Sterling advanced yesterday as stronger than expected retail sales data helped ease fears over a double dip recession in the UK. The headline number came in at 0.7% month on month against expectations for a 0.5% increase. These figures provided some good news about the state of the UK economy, following recent disappointing housing and public finances data. Q2 GDP data was released moments ago and provided another boost for Sterling with a 1.1% QoQ rise, the highest figure since Q1 2006.

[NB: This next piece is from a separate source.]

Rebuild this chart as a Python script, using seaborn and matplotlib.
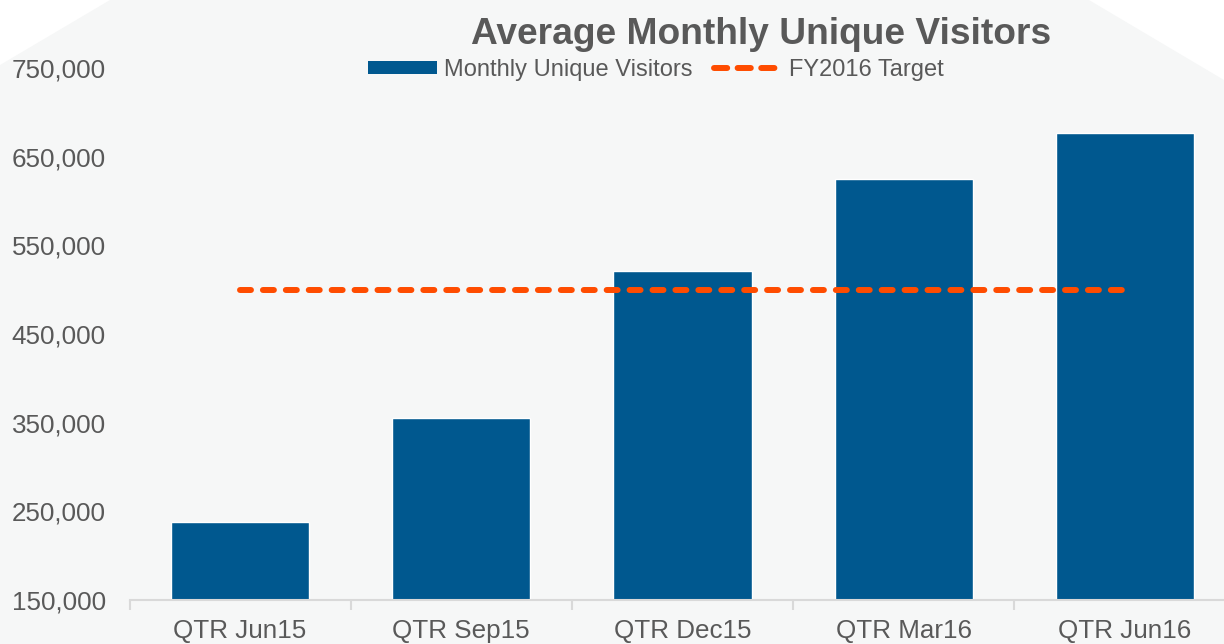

The markets appear to be getting Very Stressed over this afternoon’s publication of the financial resilience of the 91 largest Eurozone banks. The Committee of European Banking Supervisors (CEBS) will release the results of the testing ‘on an aggregated basis’ at 5.00pm this afternoon. Immediately afterwards, the banks and/or their national supervisory authorities will release the individual results and at 5.30pm, the CEBS will release a summary of results, bank-by-bank, sorted by country. Basically, all the data will be released after close of business in Europe and the UK leaving just the US Friday afternoon market to deal with any surprises.

The concerns here are really 2-fold. Firstly, that the results may consist solely of a ‘pass’ or ‘fail’ indication for individual banks rather than anything more substantial, thus leaving far too many questions un-answered. Secondly, there is a fear that it is not that too many banks will fail the test but that too many will pass thus rendering the whole process as unreliable. Therefore, rather than the headline pass/fail rate, the key things to look for are the level of disclosure and the comparability of the results across the whole spectrum of the tested banks. We are therefore reliant upon the CEBS to ensure that this whole process has been conducted properly and that the results are meaningful.